The fork is hurting us a lot. It means a lot of work.
Given what I've read from the stories, and taking into account the rhetoric employed by one side versus the other, I have to say that, at least in tone, FFMpeg struck me as being more mature about the whole affair.
> I have to say that, at least in tone, FFMpeg struck me as being more mature about the whole affair.
same here. And regardless of what their codebase smells like, their stuff works and does what it says on the tin, letting people play whatever format there is out there on a massive amount of different systems. I'm the first to admit the dialogs they're using to configure the codecs is one which is a yearly 'Ugliest UI' award winner, but luckily others have made front ends which make you avoid all that mess in the first place.
It might hurt you but it looks like it doesn't hurt you enough that you decide 'pick a side and stick with it'. What I don't understand is why you don't simply pick ffmpeg and be done with it?
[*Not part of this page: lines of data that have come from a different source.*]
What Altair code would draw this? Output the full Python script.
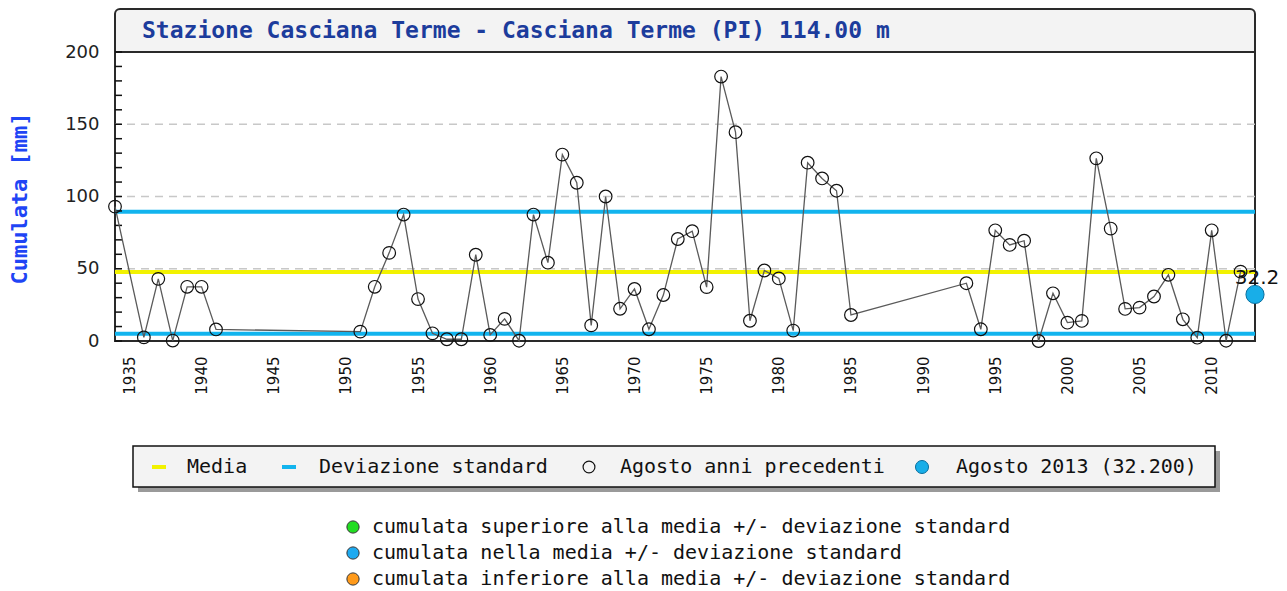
import altair as alt
import pandas as pd

# ---------------- data ----------------
anni = [1934, 1936, 1937, 1938, 1939, 1940, 1941,
        1951, 1952, 1953, 1954, 1955, 1956, 1957, 1958, 1959, 1960,
        1961, 1962, 1963, 1964, 1965, 1966, 1967, 1968, 1969, 1970,
        1971, 1972, 1973, 1974, 1975, 1976, 1977, 1978, 1979, 1980,
        1981, 1982, 1983, 1984, 1985,
        1993, 1994, 1995, 1996, 1997, 1998, 1999, 2000,
        2001, 2002, 2003, 2004, 2005, 2006, 2007, 2008, 2009, 2010,
        2011, 2012]
cumulata = [93, 2.5, 43, 0.3, 37.5, 37.5, 8,
            6.5, 37.5, 61, 87.5, 29, 5.3, 1.2, 1.2, 59.7, 4.2,
            15.3, 0.2, 87.5, 54.2, 129, 109.5, 10.8, 100, 22.3, 36,
            8.1, 31.8, 70.6, 76, 37.3, 183, 144.5, 14, 48.8, 43.3,
            7.2, 123.4, 112.5, 104, 18,
            40, 8.1, 76.6, 66.5, 69.4, 0, 33, 12.7,
            13.9, 126.4, 77.8, 22.2, 23.1, 30.8, 45.8, 15, 2.3, 76.6,
            0.2, 48]
anno_corrente = [2013]
cumulata_corrente = [32.2]
etichetta_corrente = ["32.2"]

media = [47.8]
deviazione = [5.0, 89.4]

y_ticks = list(range(0, 201, 10))
y_labels = [0, 50, 100, 150, 200]
y_grid = [50, 100, 150]
x_labels = list(range(1935, 2011, 5))

titolo = ["Stazione Casciana Terme - Casciana Terme (PI) 114.00 m"]
titolo_y = "Cumulata [mm]"
legenda = ["Media", "Deviazione standard", "Agosto anni precedenti",
           "Agosto 2013 (32.200)"]
note = ["cumulata superiore alla media +/- deviazione standard",
        "cumulata nella media +/- deviazione standard",
        "cumulata inferiore alla media +/- deviazione standard"]

# ---------------- styles ----------------
W, H = 1140, 289
MONO = "DejaVu Sans Mono"
SANS = "DejaVu Sans"
GIALLO = "#f2f200"
AZZURRO = "#12b4ee"
FRAME = "#2a2a2a"

xscale = alt.Scale(domain=[1934, 2013], nice=False, zero=False)
yscale = alt.Scale(domain=[0, 200], nice=False)

xaxis = alt.Axis(values=x_labels, format="d", labelAngle=270, ticks=False,
                 domain=False, grid=False, labelPadding=15, labelFont=SANS,
                 labelFontSize=15, labelColor="#111", title=None)
yaxis = alt.Axis(values=y_labels, ticks=False, domain=False, grid=False,
                 labelPadding=16, labelFont=SANS, labelFontSize=18,
                 labelColor="#222", title=titolo_y, titleFont=MONO,
                 titleFontSize=22, titleFontWeight="bold",
                 titleColor="#1f45f5", titleAngle=270, titleX=-84,
                 titleY=146, titleAlign="center", titleBaseline="bottom")


def X(field="anno"):
    return alt.X(f"{field}:Q", scale=xscale, axis=xaxis)


def Y(field="valore"):
    return alt.Y(f"{field}:Q", scale=yscale, axis=yaxis)


df = pd.DataFrame({"anno": anni, "valore": cumulata})
df_cur = pd.DataFrame({"anno": anno_corrente, "valore": cumulata_corrente,
                       "lab": etichetta_corrente})
df_media = pd.DataFrame({"valore": media})
df_dev = pd.DataFrame({"valore": deviazione})
df_ticks = pd.DataFrame({"valore": y_ticks})
df_grid = pd.DataFrame({"valore": y_grid})

one = pd.DataFrame({"k": [0]})

# title box
title_bg = alt.Chart(one).mark_rect(
    fill="#f3f3f3", stroke=FRAME, strokeWidth=2,
    cornerRadiusTopLeft=5, cornerRadiusTopRight=5).encode(
    x=alt.value(0), x2=alt.value(W), y=alt.value(-43), y2=alt.value(0))
title_txt = alt.Chart(pd.DataFrame({"t": titolo})).mark_text(
    font=MONO, fontSize=23, fontWeight="bold", color="#1c3c9c",
    align="left", baseline="middle").encode(
    text="t:N", x=alt.value(27), y=alt.value(-21))

grid = alt.Chart(df_grid).mark_rule(color="#c8c8c8", strokeWidth=1.5,
                                    strokeDash=[8, 6]).encode(y=Y())
ticks = alt.Chart(df_ticks).mark_rule(color="#111", strokeWidth=1.5).encode(
    y=Y(), x=alt.value(0), x2=alt.value(7))

media_line = alt.Chart(df_media).mark_rule(color=GIALLO, strokeWidth=4).encode(y=Y())
dev_line = alt.Chart(df_dev).mark_rule(color=AZZURRO, strokeWidth=4).encode(y=Y())

line = alt.Chart(df).mark_line(color="#5a5a5a", strokeWidth=1.3).encode(
    x=X(), y=Y(), order="anno:Q")
pts = alt.Chart(df).mark_point(shape="circle", filled=False, color="#111",
                               strokeWidth=1.2, size=160, opacity=1).encode(
    x=X(), y=Y())
cur_pt = alt.Chart(df_cur).mark_point(shape="circle", filled=True,
                                      fill="#18aee8", stroke="#0a6f9e",
                                      strokeWidth=1, size=330, opacity=1).encode(
    x=X(), y=Y())
cur_lab = alt.Chart(df_cur).mark_text(font=SANS, fontSize=20, color="#111",
                                      dy=-16, dx=2, align="center").encode(
    x=X(), y=Y(), text="lab:N")

# legend box
LY = 415
leg_shadow = alt.Chart(one).mark_rect(fill="#9a9a9a").encode(
    x=alt.value(23), x2=alt.value(1105), y=alt.value(399), y2=alt.value(440))
leg_box = alt.Chart(one).mark_rect(fill="#f3f3f3", stroke="#111",
                                   strokeWidth=1.5).encode(
    x=alt.value(18), x2=alt.value(1100), y=alt.value(394), y2=alt.value(435))
leg_media = alt.Chart(one).mark_rule(color=GIALLO, strokeWidth=4).encode(
    x=alt.value(37), x2=alt.value(51), y=alt.value(LY))
leg_dev = alt.Chart(one).mark_rule(color=AZZURRO, strokeWidth=4).encode(
    x=alt.value(167), x2=alt.value(181), y=alt.value(LY))
leg_open = alt.Chart(one).mark_point(shape="circle", filled=False, color="#111",
                                     strokeWidth=1.2, size=140, opacity=1).encode(
    x=alt.value(474), y=alt.value(LY))
leg_cur = alt.Chart(one).mark_point(shape="circle", filled=True, fill="#18aee8",
                                    stroke="#0a6f9e", strokeWidth=1, size=170,
                                    opacity=1).encode(
    x=alt.value(807), y=alt.value(LY))


def leg_text(i, xpos):
    return alt.Chart(pd.DataFrame({"t": [legenda[i]]})).mark_text(
        font=MONO, fontSize=20, color="#111", align="left",
        baseline="middle").encode(text="t:N", x=alt.value(xpos), y=alt.value(LY))


leg_texts = [leg_text(0, 72), leg_text(1, 204), leg_text(2, 505), leg_text(3, 841)]

# notes below
note_cols = ["#22dd22", "#1eaaf0", "#ff9a1a"]
note_layers = []
for i, (t, c) in enumerate(zip(note, note_cols)):
    yy = 475 + 26 * i
    note_layers.append(alt.Chart(one).mark_point(
        shape="circle", filled=True, fill=c, stroke="#333", strokeWidth=1,
        size=150, opacity=1).encode(x=alt.value(238), y=alt.value(yy)))
    note_layers.append(alt.Chart(pd.DataFrame({"t": [t]})).mark_text(
        font=MONO, fontSize=20, color="#111", align="left",
        baseline="middle").encode(text="t:N", x=alt.value(257), y=alt.value(yy)))

chart = alt.layer(
    title_bg, title_txt, grid, media_line, dev_line, ticks, line, pts, cur_pt,
    cur_lab, leg_shadow, leg_box, leg_media, leg_dev, leg_open, leg_cur,
    *leg_texts, *note_layers
).properties(
    width=W, height=H,
    padding={"left": 107, "top": 44, "right": 24, "bottom": 250},
    autosize=alt.AutoSizeParams(type="none"),
).configure(
    background="white",
    view=alt.ViewConfig(stroke=FRAME, strokeWidth=2),
)

chart.save("out.html", embed_options={"renderer": "svg", "actions": False})
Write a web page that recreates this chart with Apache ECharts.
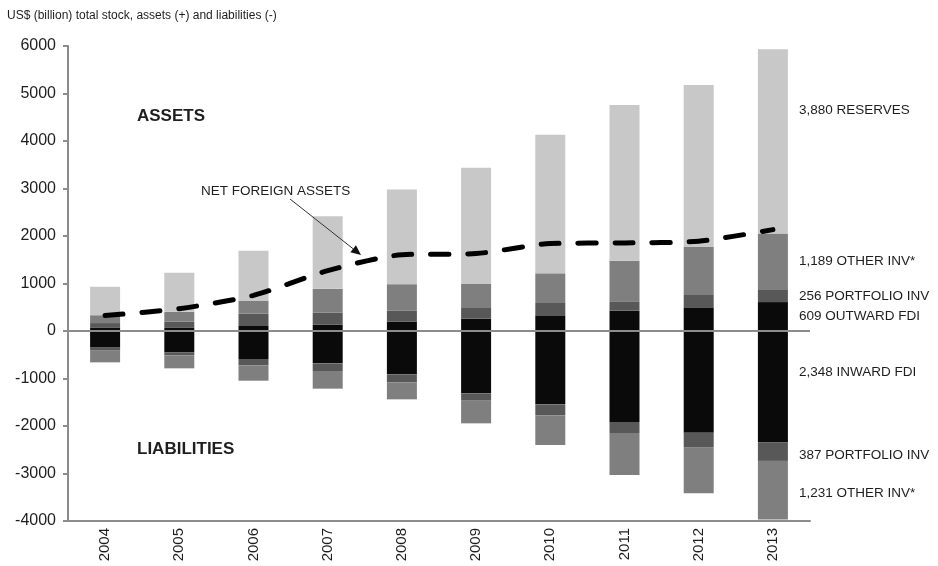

E.g. it's good enough for playing whatever format on windows using WMP, so why isn't it enough for you to play whatever is out there using VLC?
distro packagers typically undo vendoring for lots of reasons (among others: smaller packages, fixes propagate automatically, which is particularly important with security issue)
Given how similar libav and ffmpeg still are in places, they might even consider replacing the vendored ffmpeg with the packaged libav (or vice versa, if done the other way).
But the fallout would be for VLC to deal with ("VLC breaks on my Debian, it must be crap").
The fork is hurting us a lot. It means a lot of work.